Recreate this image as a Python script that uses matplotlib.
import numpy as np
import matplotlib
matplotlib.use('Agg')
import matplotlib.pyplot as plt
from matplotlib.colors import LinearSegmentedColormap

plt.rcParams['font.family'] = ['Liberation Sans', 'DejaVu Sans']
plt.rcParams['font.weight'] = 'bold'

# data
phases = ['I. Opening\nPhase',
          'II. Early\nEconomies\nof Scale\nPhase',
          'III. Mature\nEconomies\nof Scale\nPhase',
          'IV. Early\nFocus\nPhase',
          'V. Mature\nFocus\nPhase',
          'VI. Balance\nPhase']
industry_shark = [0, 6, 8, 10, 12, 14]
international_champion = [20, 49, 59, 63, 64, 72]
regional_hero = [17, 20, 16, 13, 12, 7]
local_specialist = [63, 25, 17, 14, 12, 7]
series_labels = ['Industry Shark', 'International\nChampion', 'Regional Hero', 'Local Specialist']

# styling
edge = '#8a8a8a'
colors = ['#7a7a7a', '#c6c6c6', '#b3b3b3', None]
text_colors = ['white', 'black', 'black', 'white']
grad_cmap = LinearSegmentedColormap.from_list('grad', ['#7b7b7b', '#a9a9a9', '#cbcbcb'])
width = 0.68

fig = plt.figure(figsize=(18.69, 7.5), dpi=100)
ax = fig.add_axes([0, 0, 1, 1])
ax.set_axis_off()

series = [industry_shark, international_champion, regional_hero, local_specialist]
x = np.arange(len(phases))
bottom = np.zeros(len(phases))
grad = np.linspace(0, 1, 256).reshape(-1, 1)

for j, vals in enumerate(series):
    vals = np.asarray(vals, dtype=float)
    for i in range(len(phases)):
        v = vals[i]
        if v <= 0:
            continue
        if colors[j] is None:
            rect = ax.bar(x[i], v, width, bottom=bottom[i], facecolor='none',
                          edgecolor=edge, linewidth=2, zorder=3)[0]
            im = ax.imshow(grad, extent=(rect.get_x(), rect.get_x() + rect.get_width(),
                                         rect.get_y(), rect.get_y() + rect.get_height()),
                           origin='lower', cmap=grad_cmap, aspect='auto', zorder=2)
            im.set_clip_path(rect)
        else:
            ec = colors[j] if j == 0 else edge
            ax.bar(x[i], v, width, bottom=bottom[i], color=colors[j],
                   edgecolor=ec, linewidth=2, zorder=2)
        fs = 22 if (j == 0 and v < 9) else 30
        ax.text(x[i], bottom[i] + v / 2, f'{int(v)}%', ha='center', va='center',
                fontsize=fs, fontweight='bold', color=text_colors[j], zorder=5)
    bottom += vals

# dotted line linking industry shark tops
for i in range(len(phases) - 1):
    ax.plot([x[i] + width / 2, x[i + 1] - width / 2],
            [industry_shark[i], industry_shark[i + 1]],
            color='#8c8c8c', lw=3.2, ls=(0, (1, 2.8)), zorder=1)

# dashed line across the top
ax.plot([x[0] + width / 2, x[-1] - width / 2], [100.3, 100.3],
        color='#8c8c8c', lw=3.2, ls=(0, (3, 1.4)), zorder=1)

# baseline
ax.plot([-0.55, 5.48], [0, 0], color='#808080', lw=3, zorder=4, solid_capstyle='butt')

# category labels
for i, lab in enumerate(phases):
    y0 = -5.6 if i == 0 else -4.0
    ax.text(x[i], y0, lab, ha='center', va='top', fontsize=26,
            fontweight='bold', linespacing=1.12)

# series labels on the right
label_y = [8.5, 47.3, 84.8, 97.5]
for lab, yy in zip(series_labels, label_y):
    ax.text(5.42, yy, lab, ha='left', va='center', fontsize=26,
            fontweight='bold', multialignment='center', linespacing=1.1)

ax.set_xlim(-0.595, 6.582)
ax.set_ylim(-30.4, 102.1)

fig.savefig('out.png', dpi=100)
━━━━━━━━━━━━━━━━━━━━
Reproduce, please, the lines of the material from its first line down to the line containing "plt.rcParams['font.weight'] = 'bold'", keeping both ends and nothing beyond them.

▶ [Response to this task]
Recreate this image as a Python script that uses matplotlib.
import numpy as np
import matplotlib
matplotlib.use('Agg')
import matplotlib.pyplot as plt
from matplotlib.colors import LinearSegmentedColormap

plt.rcParams['font.family'] = ['Liberation Sans', 'DejaVu Sans']
plt.rcParams['font.weight'] = 'bold'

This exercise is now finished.